Austrian energy company OMV is putting in place measures to safeguard its economic stability and the secure supply of energy, involving major investment cuts, it said March 26. Included are projects totalling €1.5 ($1.6)bn, most of which is the purchase of a stake in Achimov 4/5 in Russia.

Low oil and gas prices this year have made a number of projects uneconomic. Demand has fallen more sharply since the onslaught of the Covid-19 pandemic, which has pushed wholesale prices even lower.

The board has approved an action plan of more than €4bn for this year, which includes a cut of "around €500mn in organic investments to below €2bn in 2020, and cutting costs of around €200mn against last year's operating and exploration expenditure. It has also deferred the payment for the 39% stake in petrochemicals firm Borealis, meaning the final €2bn payment will not now fall due until the end of 2021, but the effective closing date is not affected.
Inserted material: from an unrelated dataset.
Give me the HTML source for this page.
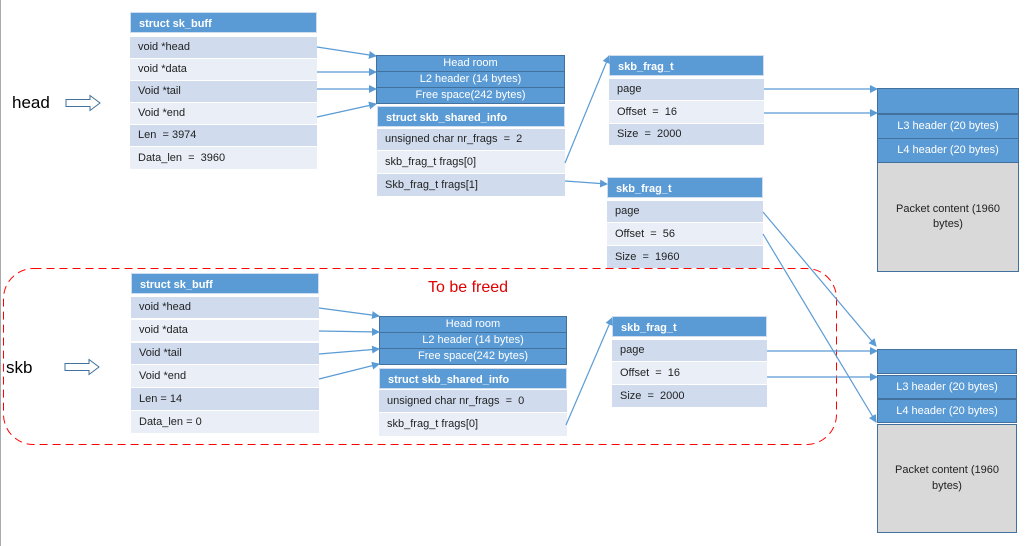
<!DOCTYPE html>
<html><head><style>
body{margin:0;width:1026px;height:546px;background:#fff;position:relative;overflow:hidden;font-family:"Liberation Sans",sans-serif;}
.b{position:absolute;box-sizing:border-box;font-size:11px;line-height:1;display:flex;align-items:center;}
.h{background:#5b9bd5;color:#fff;font-weight:bold;padding-left:8px;padding-top:4px;border:1px solid #d0dcef;}
.r1{background:#d0dcee;color:#222;padding-left:8px;}
.r2{background:#e9eef7;color:#222;padding-left:8px;}
.c{background:#5b9bd5;color:#fff;justify-content:center;border:1px solid #41719c;}
.g{background:#d9d9d9;color:#222;justify-content:center;text-align:center;border:1px solid #41719c;line-height:1.4;}
svg{position:absolute;left:0;top:0;}
</style></head><body>
<div style="position:absolute;left:0;top:0;width:1px;height:546px;background:#aaa"></div>
<!-- top sk_buff -->
<div class="b h" style="left:130px;top:12px;width:187px;height:21px">struct sk_buff</div>
<div class="b r1" style="left:130px;top:37px;width:187px;height:21px">void *head</div>
<div class="b r2" style="left:130px;top:59px;width:187px;height:21px">void *data</div>
<div class="b r1" style="left:130px;top:81px;width:187px;height:21px">Void *tail</div>
<div class="b r2" style="left:130px;top:103px;width:187px;height:21px">Void *end</div>
<div class="b r1" style="left:130px;top:125px;width:187px;height:21px">Len&nbsp; = 3974</div>
<div class="b r2" style="left:130px;top:147px;width:187px;height:22px">Data_len&nbsp; =&nbsp; 3960</div>
<div class="b c" style="left:376px;top:55px;width:189px;height:17px">Head room</div>
<div class="b c" style="left:376px;top:71px;width:189px;height:17px">L2 header (14 bytes)</div>
<div class="b c" style="left:376px;top:87px;width:189px;height:17px">Free space(242 bytes)</div>
<div class="b h" style="left:377px;top:106px;width:188px;height:21px">struct skb_shared_info</div>
<div class="b r1" style="left:377px;top:129px;width:188px;height:21px">unsigned char nr_frags&nbsp; =&nbsp; 2</div>
<div class="b r2" style="left:377px;top:151px;width:188px;height:22px">skb_frag_t frags[0]</div>
<div class="b r1" style="left:377px;top:174px;width:188px;height:22px">Skb_frag_t frags[1]</div>
<div class="b h" style="left:609px;top:55px;width:155px;height:21px">skb_frag_t</div>
<div class="b r1" style="left:609px;top:79px;width:155px;height:21px">page</div>
<div class="b r2" style="left:609px;top:101px;width:155px;height:22px">Offset&nbsp; =&nbsp; 16</div>
<div class="b r1" style="left:609px;top:124px;width:155px;height:21px">Size&nbsp; =&nbsp; 2000</div>
<div class="b h" style="left:607px;top:177px;width:156px;height:21px">skb_frag_t</div>
<div class="b r1" style="left:607px;top:201px;width:156px;height:21px">page</div>
<div class="b r2" style="left:607px;top:223px;width:156px;height:22px">Offset&nbsp; =&nbsp; 56</div>
<div class="b r1" style="left:607px;top:246px;width:156px;height:22px">Size&nbsp; =&nbsp; 1960</div>
<div class="b c" style="left:877px;top:88px;width:142px;height:26px"></div>
<div class="b c" style="left:877px;top:114px;width:142px;height:25px">L3 header (20 bytes)</div>
<div class="b c" style="left:877px;top:138px;width:142px;height:25px">L4 header (20 bytes)</div>
<div class="b g" style="left:877px;top:162px;width:142px;height:110px">Packet content (1960<br>bytes)</div>
<!-- bottom -->
<div class="b h" style="left:131px;top:273px;width:188px;height:21px">struct sk_buff</div>
<div class="b r1" style="left:131px;top:297px;width:188px;height:21px">void *head</div>
<div class="b r2" style="left:131px;top:320px;width:188px;height:21px">void *data</div>
<div class="b r1" style="left:131px;top:343px;width:188px;height:21px">Void *tail</div>
<div class="b r2" style="left:131px;top:365px;width:188px;height:22px">Void *end</div>
<div class="b r1" style="left:131px;top:388px;width:188px;height:22px">Len = 14</div>
<div class="b r2" style="left:131px;top:411px;width:188px;height:22px">Data_len = 0</div>
<div class="b c" style="left:379px;top:316px;width:188px;height:17px">Head room</div>
<div class="b c" style="left:379px;top:332px;width:188px;height:17px">L2 header (14 bytes)</div>
<div class="b c" style="left:379px;top:348px;width:188px;height:17px">Free space(242 bytes)</div>
<div class="b h" style="left:379px;top:368px;width:188px;height:21px">struct skb_shared_info</div>
<div class="b r1" style="left:379px;top:390px;width:188px;height:22px">unsigned char nr_frags&nbsp; =&nbsp; 0</div>
<div class="b r2" style="left:379px;top:413px;width:188px;height:23px">skb_frag_t frags[0]</div>
<div class="b h" style="left:612px;top:316px;width:155px;height:21px">skb_frag_t</div>
<div class="b r1" style="left:612px;top:340px;width:155px;height:21px">page</div>
<div class="b r2" style="left:612px;top:362px;width:155px;height:22px">Offset&nbsp; =&nbsp; 16</div>
<div class="b r1" style="left:612px;top:385px;width:155px;height:22px">Size&nbsp; =&nbsp; 2000</div>
<div class="b c" style="left:877px;top:349px;width:140px;height:25px"></div>
<div class="b c" style="left:877px;top:375px;width:140px;height:24px">L3 header (20 bytes)</div>
<div class="b c" style="left:877px;top:399px;width:140px;height:24px">L4 header (20 bytes)</div>
<div class="b g" style="left:877px;top:424px;width:140px;height:109px">Packet content (1960<br>bytes)</div>
<div style="position:absolute;left:12px;top:93px;font-size:17px;color:#000">head</div>
<div style="position:absolute;left:6px;top:358px;font-size:17px;color:#000">skb</div>
<div style="position:absolute;left:428px;top:279px;font-size:16px;color:#e00000">To be freed</div>
<svg width="1026" height="546">
<defs><marker id="a" markerWidth="8" markerHeight="8" refX="7" refY="4" orient="auto" markerUnits="userSpaceOnUse"><path d="M0,0L8,4L0,8z" fill="#5b9bd5"/></marker></defs>
<rect x="3.5" y="268.5" width="833" height="176" rx="30" fill="none" stroke="#f00" stroke-dasharray="8,5"/>
<g stroke="#5b9bd5" stroke-width="1.2" fill="none" marker-end="url(#a)">
<path d="M317,47L376,56"/><path d="M317,72L376,72"/><path d="M317,89L376,89"/><path d="M317,117L376,104"/>
<path d="M565,163L609,56"/><path d="M565,181L607,184"/>
<path d="M764,89L877,89"/><path d="M764,113L877,113"/>
<path d="M763,212L876,346"/><path d="M763,234L876,422"/>
<path d="M319,308L379,316"/><path d="M319,331L379,332"/><path d="M319,354L379,349"/><path d="M319,379L379,364"/>
<path d="M566,425L612,318"/>
<path d="M767,351L877,351"/><path d="M767,377L877,377"/>
</g>
<g stroke="#41719c" fill="#fff"><path d="M66,99.5h24v-4l10,7.5l-10,7.5v-4h-24z"/><path d="M65,363.5h24v-4l10,7.5l-10,7.5v-4h-24z"/></g>
</svg>
</body></html>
“These measures will safeguard OMV’s ability to act in this challenging situation. Specially established task forces are monitoring developments very closely in order to make any necessary strategic adjustments at the right time,” said CEO Rainer Seele. 

Other projects have hit problems with regulatory issues, such as the Neptun gas field development in the Romanian Black Sea. The government's ban on exports has weakened the economics of the project, even before the price fell.